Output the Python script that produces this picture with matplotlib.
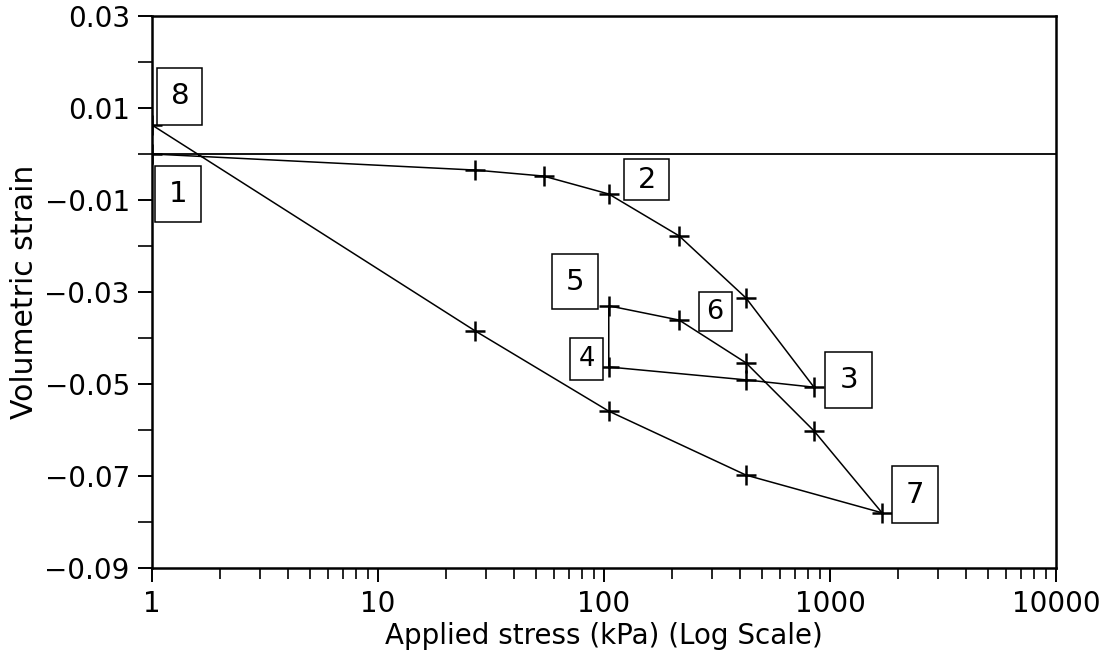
import numpy as np
import matplotlib
matplotlib.use("Agg")
import matplotlib.pyplot as plt
from matplotlib.path import Path
from matplotlib.ticker import FixedLocator, LogLocator, NullFormatter

# Stress path (kPa) and volumetric strain, in load order 1 -> 8
stress = [1, 27, 54, 105, 215, 425, 850, 425, 105, 105, 215, 425, 850,
          1700, 425, 105, 27, 1]
strain = [0.0, -0.0035, -0.0048, -0.0087, -0.0178, -0.0313, -0.0507,
          -0.0491, -0.0463, -0.0330, -0.0361, -0.0454, -0.0602, -0.0780,
          -0.0698, -0.0559, -0.0385, 0.0063]

# Stage labels and where their boxes sit (stress, strain)
stage_labels = ["1", "2", "3", "4", "5", "6", "7", "8"]
label_stress = [1.30, 155, 1213, 84, 74.4, 310, 2377, 1.33]
label_strain = [-0.0087, -0.00565, -0.0491, -0.0446, -0.0278, -0.0343,
                -0.0741, 0.0126]

y_major = [0.03, 0.01, -0.01, -0.03, -0.05, -0.07, -0.09]
x_major = [1, 10, 100, 1000, 10000]

# box size in pixels and font size for each label
box_w = [46, 45, 47, 33, 46, 33, 46, 45]
box_h = [56, 41, 56, 42, 55, 39, 57, 57]
box_fs = [21, 20.5, 21, 18.5, 21, 19.5, 21, 21]


def fixed_box(w, h):
    # boxstyle callable: rectangle of fixed pixel size centred on the text
    def box(x0, y0, width, height, mutation_size):
        cx = x0 + width / 2
        cy = y0 + height / 2
        verts = [(cx - w / 2, cy - h / 2), (cx + w / 2, cy - h / 2),
                 (cx + w / 2, cy + h / 2), (cx - w / 2, cy + h / 2),
                 (cx - w / 2, cy - h / 2)]
        codes = [Path.MOVETO] + [Path.LINETO] * 3 + [Path.CLOSEPOLY]
        return Path(verts, codes)
    return box


fig = plt.figure(figsize=(11.07, 6.55), dpi=100)
ax = fig.add_axes([0.1373, 0.1328, 0.8166, 0.8428])

ax.axhline(0.0, color="black", lw=1.3, zorder=1)
ax.plot(stress, strain, color="black", lw=1.1, marker="+", markersize=15,
        markeredgewidth=1.8, zorder=2)

for i, lab in enumerate(stage_labels):
    ax.text(label_stress[i], label_strain[i], lab, fontsize=box_fs[i],
            ha="center", va="center",
            bbox=dict(boxstyle=fixed_box(box_w[i], box_h[i]), fc="white",
                      ec="black", lw=1.1))

ax.set_xscale("log")
ax.set_xlim(1, 10000)
ax.set_ylim(-0.09, 0.03)

ax.xaxis.set_major_locator(FixedLocator(x_major))
ax.set_xticklabels([str(v) for v in x_major])
ax.xaxis.set_minor_locator(LogLocator(base=10, subs=np.arange(2, 10)))
ax.xaxis.set_minor_formatter(NullFormatter())

ax.yaxis.set_major_locator(FixedLocator(y_major))
ax.set_yticklabels(["%.2f" % v if v >= 0 else "\u2212%.2f" % -v for v in y_major])
ax.yaxis.set_minor_locator(FixedLocator(np.arange(-0.08, 0.03, 0.02)))

ax.tick_params(axis="both", which="major", direction="out", length=10, width=1.4,
               labelsize=20, pad=6)
ax.tick_params(axis="both", which="minor", direction="out", length=8, width=1.2)
ax.tick_params(axis="y", which="minor", length=10)

for sp in ax.spines.values():
    sp.set_linewidth(1.8)

ax.set_xlabel("Applied stress (kPa) (Log Scale)", fontsize=20, labelpad=3)
ax.set_ylabel("Volumetric strain", fontsize=21.5, labelpad=4)

fig.savefig("out.png", dpi=100)
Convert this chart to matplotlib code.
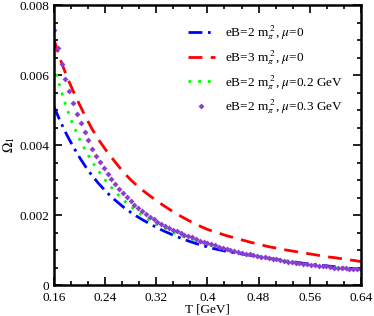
import matplotlib
matplotlib.use("Agg")
import matplotlib.pyplot as plt
import numpy as np
from matplotlib.ticker import MultipleLocator

plt.rcParams["font.family"] = ["Liberation Serif", "DejaVu Serif"]
plt.rcParams["mathtext.fontset"] = "stix"

# temperature grid [GeV] for the line curves
T = [0.16, 0.17, 0.18, 0.19, 0.20, 0.21, 0.22, 0.23, 0.24, 0.25,
     0.26, 0.27, 0.28, 0.29, 0.30, 0.31, 0.32, 0.33, 0.34, 0.35,
     0.36, 0.37, 0.38, 0.39, 0.40, 0.41, 0.42, 0.43, 0.44, 0.45,
     0.46, 0.47, 0.48, 0.49, 0.50, 0.51, 0.52, 0.53, 0.54, 0.55,
     0.56, 0.57, 0.58, 0.59, 0.60, 0.61, 0.62, 0.63, 0.64]

# eB = 2 m_pi^2, mu = 0
omega_eb2_mu0 = [0.00510, 0.00468, 0.00430, 0.00396, 0.00365, 0.00337, 0.00312, 0.00290, 0.00270, 0.00252,
                 0.00236, 0.00221, 0.00208, 0.00196, 0.00185, 0.00175, 0.00165, 0.00156, 0.00148, 0.00140,
                 0.00133, 0.00126, 0.00120, 0.00114, 0.00109, 0.00104, 0.00100, 0.00096, 0.00093, 0.00090,
                 0.00087, 0.00084, 0.00081, 0.00078, 0.00075, 0.00073, 0.00070, 0.00067, 0.00065, 0.00062,
                 0.00060, 0.00058, 0.00056, 0.00054, 0.00052, 0.00050, 0.00048, 0.00047, 0.00045]

# eB = 3 m_pi^2, mu = 0
omega_eb3_mu0 = [0.00703, 0.00645, 0.00597, 0.00555, 0.00516, 0.00479, 0.00445, 0.00415, 0.00389, 0.00365,
                 0.00342, 0.00320, 0.00301, 0.00284, 0.00269, 0.00255, 0.00242, 0.00229, 0.00217, 0.00205,
                 0.00195, 0.00185, 0.00176, 0.00167, 0.00159, 0.00153, 0.00147, 0.00141, 0.00136, 0.00131,
                 0.00126, 0.00121, 0.00117, 0.00112, 0.00108, 0.00105, 0.00101, 0.00098, 0.00095, 0.00092,
                 0.00089, 0.00086, 0.00083, 0.00080, 0.00078, 0.00075, 0.00072, 0.00070, 0.00067]

# eB = 2 m_pi^2, mu = 0.2 GeV
omega_eb2_mu02 = [0.00630, 0.00563, 0.00506, 0.00458, 0.00418, 0.00382, 0.00352, 0.00325, 0.00301, 0.00279,
                  0.00259, 0.00241, 0.00225, 0.00210, 0.00197, 0.00185, 0.00174, 0.00164, 0.00155, 0.00147,
                  0.00140, 0.00134, 0.00128, 0.00122, 0.00116, 0.00111, 0.00106, 0.00101, 0.00097, 0.00093,
                  0.00089, 0.00085, 0.00082, 0.00078, 0.00075, 0.00072, 0.00069, 0.00066, 0.00063, 0.00060,
                  0.00058, 0.00056, 0.00054, 0.00052, 0.00050, 0.00049, 0.00047, 0.00046, 0.00045]

# eB = 2 m_pi^2, mu = 0.3 GeV (symbols, sampled every 0.006 GeV)
T_sym = np.linspace(0.16, 0.64, 81)
omega_eb2_mu03 = [0.00730, 0.00678, 0.00631, 0.00590, 0.00553, 0.00520, 0.00490, 0.00462, 0.00437, 0.00413,
                  0.00390, 0.00370, 0.00351, 0.00334, 0.00318, 0.00302, 0.00288, 0.00275, 0.00262, 0.00251,
                  0.00240, 0.00230, 0.00220, 0.00211, 0.00203, 0.00195, 0.00188, 0.00181, 0.00174, 0.00168,
                  0.00163, 0.00158, 0.00153, 0.00149, 0.00144, 0.00140, 0.00136, 0.00132, 0.00127, 0.00124,
                  0.00120, 0.00116, 0.00113, 0.00110, 0.00107, 0.00104, 0.00101, 0.00098, 0.00095, 0.00092,
                  0.00090, 0.00088, 0.00085, 0.00083, 0.00081, 0.00079, 0.00077, 0.00074, 0.00073, 0.00071,
                  0.00069, 0.00067, 0.00065, 0.00064, 0.00062, 0.00060, 0.00059, 0.00058, 0.00056, 0.00055,
                  0.00054, 0.00053, 0.00052, 0.00050, 0.00050, 0.00049, 0.00048, 0.00047, 0.00046, 0.00046,
                  0.00045]

labels = [r"eB=2 m$_{\pi}^{\ 2}$, $\mu$=0",
          r"eB=3 m$_{\pi}^{\ 2}$, $\mu$=0",
          r"eB=2 m$_{\pi}^{\ 2}$, $\mu$=0.2 GeV",
          r"eB=2 m$_{\pi}^{\ 2}$, $\mu$=0.3 GeV"]

xticks = [0.16, 0.24, 0.32, 0.40, 0.48, 0.56, 0.64]
xticklabels = ["0.16", "0.24", "0.32", "0.4", "0.48", "0.56", "0.64"]
yticks = [0, 0.002, 0.004, 0.006, 0.008]
yticklabels = ["0", "0.002", "0.004", "0.006", "0.008"]

fig = plt.figure(figsize=(3.74, 3.16), dpi=100)
ax = fig.add_axes([0.144, 0.098, 0.821, 0.886])

ax.plot(T, omega_eb2_mu0, color="#0000ff", lw=2, dashes=(5, 2, 1, 2), label=labels[0])
ax.plot(T, omega_eb3_mu0, color="#ff0000", lw=2, dashes=(5, 3), label=labels[1])
ax.plot(T, omega_eb2_mu02, color="#00ff00", lw=2, dashes=(1, 2.5), label=labels[2])
ax.plot(T_sym, omega_eb2_mu03, color="#8a3fcf", ls="none", marker="D", ms=3, mew=0, label=labels[3])

ax.set_xlim(0.16, 0.64)
ax.set_ylim(0, 0.008)
ax.xaxis.set_minor_locator(MultipleLocator(0.08 / 3))
ax.yaxis.set_minor_locator(MultipleLocator(0.0005))
ax.set_xticks(xticks)
ax.set_xticklabels(xticklabels)
ax.set_yticks(yticks)
ax.set_yticklabels(yticklabels)

ax.tick_params(which="both", direction="in", top=True, right=True, labelsize=9.5, width=1.2)
ax.tick_params(which="major", length=6)
ax.tick_params(which="minor", length=3)
ax.tick_params(axis="x", pad=5)
for s in ax.spines.values():
    s.set_linewidth(1.8)

ax.set_xlabel("T [GeV]", fontsize=9.5, labelpad=0)
ax.set_ylabel(r"$\Omega_1$", fontsize=10)
ax.yaxis.set_label_coords(-0.12, 0.5)

ax.legend(loc="upper right", frameon=False, fontsize=9.5, handlelength=2.05,
          labelspacing=0.45, borderaxespad=1.0, handletextpad=0.75)

fig.savefig("out.png", dpi=100)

::::::::

• Set task: Please take the lines from the beginning of the data above through the line holding "-0.0698, -0.0559, -0.0385, 0.0063]" and transcribe them exactly, without any pictures.

• Exercise solution:
Output the Python script that produces this picture with matplotlib.
import numpy as np
import matplotlib
matplotlib.use("Agg")
import matplotlib.pyplot as plt
from matplotlib.path import Path
from matplotlib.ticker import FixedLocator, LogLocator, NullFormatter

# Stress path (kPa) and volumetric strain, in load order 1 -> 8
stress = [1, 27, 54, 105, 215, 425, 850, 425, 105, 105, 215, 425, 850,
          1700, 425, 105, 27, 1]
strain = [0.0, -0.0035, -0.0048, -0.0087, -0.0178, -0.0313, -0.0507,
          -0.0491, -0.0463, -0.0330, -0.0361, -0.0454, -0.0602, -0.0780,
          -0.0698, -0.0559, -0.0385, 0.0063]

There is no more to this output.